DO THIS
Leave out any picture and return the remaining listing below exactly as given.

+ + +

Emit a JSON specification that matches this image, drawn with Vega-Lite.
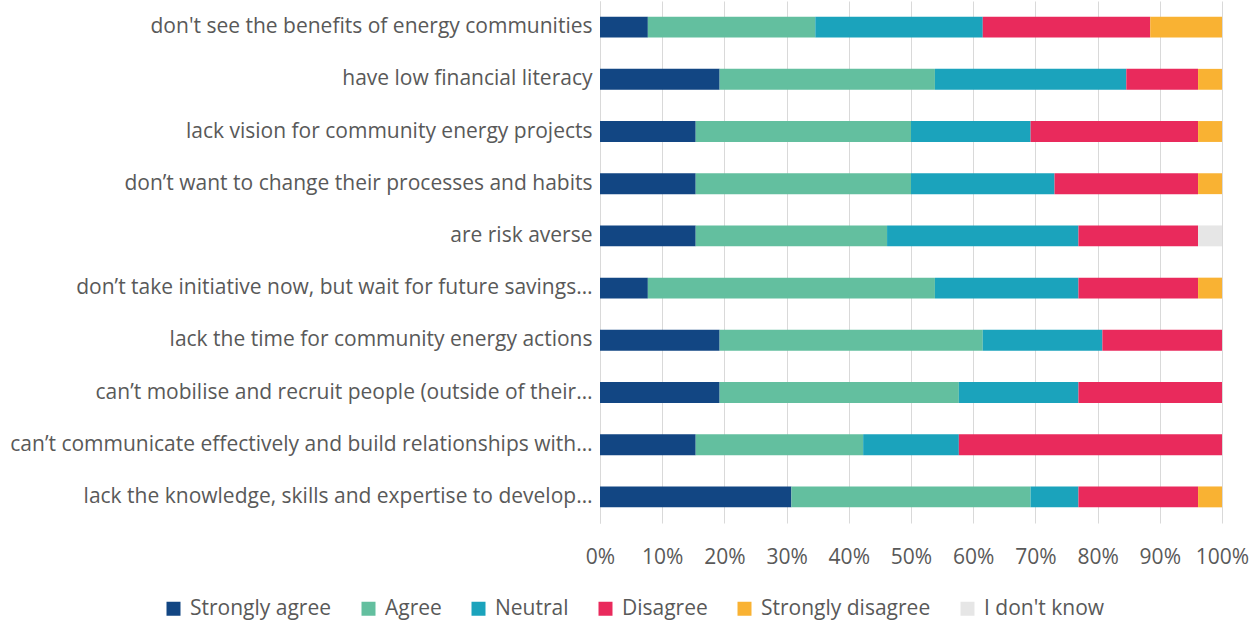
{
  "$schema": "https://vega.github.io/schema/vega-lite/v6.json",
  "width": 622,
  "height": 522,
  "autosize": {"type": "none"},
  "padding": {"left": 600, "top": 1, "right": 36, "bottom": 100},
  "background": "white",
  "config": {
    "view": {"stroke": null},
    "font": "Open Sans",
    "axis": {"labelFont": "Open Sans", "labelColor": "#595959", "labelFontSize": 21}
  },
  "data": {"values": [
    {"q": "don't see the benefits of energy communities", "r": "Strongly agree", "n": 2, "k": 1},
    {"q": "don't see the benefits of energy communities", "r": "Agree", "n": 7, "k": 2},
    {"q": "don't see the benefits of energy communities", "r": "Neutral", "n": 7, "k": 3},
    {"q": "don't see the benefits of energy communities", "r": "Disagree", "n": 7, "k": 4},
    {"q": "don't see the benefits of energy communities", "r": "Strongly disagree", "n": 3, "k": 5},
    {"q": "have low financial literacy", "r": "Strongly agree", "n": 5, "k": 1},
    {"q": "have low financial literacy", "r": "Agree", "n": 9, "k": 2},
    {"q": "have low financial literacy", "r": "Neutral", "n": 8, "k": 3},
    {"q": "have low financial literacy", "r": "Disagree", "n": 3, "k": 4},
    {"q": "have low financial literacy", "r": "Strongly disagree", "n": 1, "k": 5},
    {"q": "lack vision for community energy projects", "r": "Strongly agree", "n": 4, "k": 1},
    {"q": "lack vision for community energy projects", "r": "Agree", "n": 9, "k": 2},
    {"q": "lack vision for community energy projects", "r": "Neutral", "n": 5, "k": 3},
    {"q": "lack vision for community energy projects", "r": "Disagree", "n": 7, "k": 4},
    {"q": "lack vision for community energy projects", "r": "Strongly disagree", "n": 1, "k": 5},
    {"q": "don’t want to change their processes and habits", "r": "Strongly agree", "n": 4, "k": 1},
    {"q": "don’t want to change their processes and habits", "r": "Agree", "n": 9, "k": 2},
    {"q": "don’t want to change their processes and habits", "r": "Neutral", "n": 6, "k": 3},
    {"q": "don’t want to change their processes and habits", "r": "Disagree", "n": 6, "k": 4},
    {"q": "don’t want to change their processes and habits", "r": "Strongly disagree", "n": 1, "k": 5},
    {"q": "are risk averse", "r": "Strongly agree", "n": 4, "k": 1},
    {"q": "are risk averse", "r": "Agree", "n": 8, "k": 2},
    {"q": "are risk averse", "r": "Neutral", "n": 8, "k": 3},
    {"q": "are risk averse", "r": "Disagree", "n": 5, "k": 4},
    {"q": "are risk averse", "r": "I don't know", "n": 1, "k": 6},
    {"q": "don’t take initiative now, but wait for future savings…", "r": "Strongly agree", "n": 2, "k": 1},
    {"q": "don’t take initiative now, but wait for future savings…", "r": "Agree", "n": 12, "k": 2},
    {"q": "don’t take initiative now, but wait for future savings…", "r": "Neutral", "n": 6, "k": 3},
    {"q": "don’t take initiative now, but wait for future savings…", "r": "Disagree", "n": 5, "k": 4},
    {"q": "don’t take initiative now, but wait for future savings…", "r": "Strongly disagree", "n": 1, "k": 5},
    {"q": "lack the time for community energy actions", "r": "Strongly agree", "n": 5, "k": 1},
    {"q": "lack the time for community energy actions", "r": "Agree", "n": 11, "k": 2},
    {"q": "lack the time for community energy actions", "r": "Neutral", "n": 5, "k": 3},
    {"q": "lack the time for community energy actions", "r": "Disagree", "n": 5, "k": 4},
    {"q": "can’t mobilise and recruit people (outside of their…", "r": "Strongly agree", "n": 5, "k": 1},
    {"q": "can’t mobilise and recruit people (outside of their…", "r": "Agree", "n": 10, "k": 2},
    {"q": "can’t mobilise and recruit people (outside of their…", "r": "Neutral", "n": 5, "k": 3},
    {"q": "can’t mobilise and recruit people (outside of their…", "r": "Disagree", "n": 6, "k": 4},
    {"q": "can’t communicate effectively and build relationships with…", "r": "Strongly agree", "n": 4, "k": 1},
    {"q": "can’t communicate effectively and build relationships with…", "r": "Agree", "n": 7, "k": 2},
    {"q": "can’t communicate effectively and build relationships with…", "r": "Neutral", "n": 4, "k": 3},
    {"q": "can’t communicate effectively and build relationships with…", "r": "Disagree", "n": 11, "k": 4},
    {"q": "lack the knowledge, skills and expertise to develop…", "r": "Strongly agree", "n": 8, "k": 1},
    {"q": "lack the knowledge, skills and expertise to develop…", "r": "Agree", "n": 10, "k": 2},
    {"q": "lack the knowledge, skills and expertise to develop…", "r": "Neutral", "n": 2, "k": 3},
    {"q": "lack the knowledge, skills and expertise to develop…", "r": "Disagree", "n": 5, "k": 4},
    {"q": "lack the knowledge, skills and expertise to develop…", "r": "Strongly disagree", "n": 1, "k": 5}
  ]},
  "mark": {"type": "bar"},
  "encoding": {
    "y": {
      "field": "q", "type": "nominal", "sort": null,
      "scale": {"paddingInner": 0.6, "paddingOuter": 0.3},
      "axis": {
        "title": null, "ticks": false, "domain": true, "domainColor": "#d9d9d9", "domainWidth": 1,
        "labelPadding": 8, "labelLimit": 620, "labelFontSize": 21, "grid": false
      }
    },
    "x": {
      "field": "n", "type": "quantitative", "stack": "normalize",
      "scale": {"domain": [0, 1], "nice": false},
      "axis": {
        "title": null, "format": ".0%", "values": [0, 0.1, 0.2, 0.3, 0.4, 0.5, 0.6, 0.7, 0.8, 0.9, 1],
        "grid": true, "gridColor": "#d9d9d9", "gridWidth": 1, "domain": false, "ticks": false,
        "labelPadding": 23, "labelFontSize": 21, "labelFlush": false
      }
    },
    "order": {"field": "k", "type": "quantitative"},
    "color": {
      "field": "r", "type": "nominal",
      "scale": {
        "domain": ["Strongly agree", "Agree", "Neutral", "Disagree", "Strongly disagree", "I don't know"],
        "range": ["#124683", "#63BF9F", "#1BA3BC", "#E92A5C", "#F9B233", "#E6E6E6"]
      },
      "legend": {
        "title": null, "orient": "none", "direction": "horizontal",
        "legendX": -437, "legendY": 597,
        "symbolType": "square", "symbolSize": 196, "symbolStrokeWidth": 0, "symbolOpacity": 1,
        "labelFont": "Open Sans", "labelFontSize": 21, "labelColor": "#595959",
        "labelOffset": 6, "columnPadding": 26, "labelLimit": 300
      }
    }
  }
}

+ + +

RESPONSE TO THIS TASK
Emit a JSON specification that matches this image, drawn with Vega-Lite.
{
  "$schema": "https://vega.github.io/schema/vega-lite/v6.json",
  "width": 622,
  "height": 522,
  "autosize": {"type": "none"},
  "padding": {"left": 600, "top": 1, "right": 36, "bottom": 100},
  "background": "white",
  "config": {
    "view": {"stroke": null},
    "font": "Open Sans",
    "axis": {"labelFont": "Open Sans", "labelColor": "#595959", "labelFontSize": 21}
  },
  "data": {"values": [
    {"q": "don't see the benefits of energy communities", "r": "Strongly agree", "n": 2, "k": 1},
    {"q": "don't see the benefits of energy communities", "r": "Agree", "n": 7, "k": 2},
    {"q": "don't see the benefits of energy communities", "r": "Neutral", "n": 7, "k": 3},
    {"q": "don't see the benefits of energy communities", "r": "Disagree", "n": 7, "k": 4},
    {"q": "don't see the benefits of energy communities", "r": "Strongly disagree", "n": 3, "k": 5},
    {"q": "have low financial literacy", "r": "Strongly agree", "n": 5, "k": 1},
    {"q": "have low financial literacy", "r": "Agree", "n": 9, "k": 2},
    {"q": "have low financial literacy", "r": "Neutral", "n": 8, "k": 3},
    {"q": "have low financial literacy", "r": "Disagree", "n": 3, "k": 4},
    {"q": "have low financial literacy", "r": "Strongly disagree", "n": 1, "k": 5},
    {"q": "lack vision for community energy projects", "r": "Strongly agree", "n": 4, "k": 1},
    {"q": "lack vision for community energy projects", "r": "Agree", "n": 9, "k": 2},
    {"q": "lack vision for community energy projects", "r": "Neutral", "n": 5, "k": 3},
    {"q": "lack vision for community energy projects", "r": "Disagree", "n": 7, "k": 4},
    {"q": "lack vision for community energy projects", "r": "Strongly disagree", "n": 1, "k": 5},
    {"q": "don’t want to change their processes and habits", "r": "Strongly agree", "n": 4, "k": 1},
    {"q": "don’t want to change their processes and habits", "r": "Agree", "n": 9, "k": 2},
    {"q": "don’t want to change their processes and habits", "r": "Neutral", "n": 6, "k": 3},
    {"q": "don’t want to change their processes and habits", "r": "Disagree", "n": 6, "k": 4},
    {"q": "don’t want to change their processes and habits", "r": "Strongly disagree", "n": 1, "k": 5},
    {"q": "are risk averse", "r": "Strongly agree", "n": 4, "k": 1},
    {"q": "are risk averse", "r": "Agree", "n": 8, "k": 2},
    {"q": "are risk averse", "r": "Neutral", "n": 8, "k": 3},
    {"q": "are risk averse", "r": "Disagree", "n": 5, "k": 4},
    {"q": "are risk averse", "r": "I don't know", "n": 1, "k": 6},
    {"q": "don’t take initiative now, but wait for future savings…", "r": "Strongly agree", "n": 2, "k": 1},
    {"q": "don’t take initiative now, but wait for future savings…", "r": "Agree", "n": 12, "k": 2},
    {"q": "don’t take initiative now, but wait for future savings…", "r": "Neutral", "n": 6, "k": 3},
    {"q": "don’t take initiative now, but wait for future savings…", "r": "Disagree", "n": 5, "k": 4},
    {"q": "don’t take initiative now, but wait for future savings…", "r": "Strongly disagree", "n": 1, "k": 5},
    {"q": "lack the time for community energy actions", "r": "Strongly agree", "n": 5, "k": 1},
    {"q": "lack the time for community energy actions", "r": "Agree", "n": 11, "k": 2},
    {"q": "lack the time for community energy actions", "r": "Neutral", "n": 5, "k": 3},
    {"q": "lack the time for community energy actions", "r": "Disagree", "n": 5, "k": 4},
    {"q": "can’t mobilise and recruit people (outside of their…", "r": "Strongly agree", "n": 5, "k": 1},
    {"q": "can’t mobilise and recruit people (outside of their…", "r": "Agree", "n": 10, "k": 2},
    {"q": "can’t mobilise and recruit people (outside of their…", "r": "Neutral", "n": 5, "k": 3},
    {"q": "can’t mobilise and recruit people (outside of their…", "r": "Disagree", "n": 6, "k": 4},
    {"q": "can’t communicate effectively and build relationships with…", "r": "Strongly agree", "n": 4, "k": 1},
    {"q": "can’t communicate effectively and build relationships with…", "r": "Agree", "n": 7, "k": 2},
    {"q": "can’t communicate effectively and build relationships with…", "r": "Neutral", "n": 4, "k": 3},
    {"q": "can’t communicate effectively and build relationships with…", "r": "Disagree", "n": 11, "k": 4},
    {"q": "lack the knowledge, skills and expertise to develop…", "r": "Strongly agree", "n": 8, "k": 1},
    {"q": "lack the knowledge, skills and expertise to develop…", "r": "Agree", "n": 10, "k": 2},
    {"q": "lack the knowledge, skills and expertise to develop…", "r": "Neutral", "n": 2, "k": 3},
    {"q": "lack the knowledge, skills and expertise to develop…", "r": "Disagree", "n": 5, "k": 4},
    {"q": "lack the knowledge, skills and expertise to develop…", "r": "Strongly disagree", "n": 1, "k": 5}
  ]},
  "mark": {"type": "bar"},
  "encoding": {
    "y": {
      "field": "q", "type": "nominal", "sort": null,
      "scale": {"paddingInner": 0.6, "paddingOuter": 0.3},
      "axis": {
        "title": null, "ticks": false, "domain": true, "domainColor": "#d9d9d9", "domainWidth": 1,
        "labelPadding": 8, "labelLimit": 620, "labelFontSize": 21, "grid": false
      }
    },
    "x": {
      "field": "n", "type": "quantitative", "stack": "normalize",
      "scale": {"domain": [0, 1], "nice": false},
      "axis": {
        "title": null, "format": ".0%", "values": [0, 0.1, 0.2, 0.3, 0.4, 0.5, 0.6, 0.7, 0.8, 0.9, 1],
        "grid": true, "gridColor": "#d9d9d9", "gridWidth": 1, "domain": false, "ticks": false,
        "labelPadding": 23, "labelFontSize": 21, "labelFlush": false
      }
    },
    "order": {"field": "k", "type": "quantitative"},
    "color": {
      "field": "r", "type": "nominal",
      "scale": {
        "domain": ["Strongly agree", "Agree", "Neutral", "Disagree", "Strongly disagree", "I don't know"],
        "range": ["#124683", "#63BF9F", "#1BA3BC", "#E92A5C", "#F9B233", "#E6E6E6"]
      },
      "legend": {
        "title": null, "orient": "none", "direction": "horizontal",
        "legendX": -437, "legendY": 597,
        "symbolType": "square", "symbolSize": 196, "symbolStrokeWidth": 0, "symbolOpacity": 1,
        "labelFont": "Open Sans", "labelFontSize": 21, "labelColor": "#595959",
        "labelOffset": 6, "columnPadding": 26, "labelLimit": 300
      }
    }
  }
}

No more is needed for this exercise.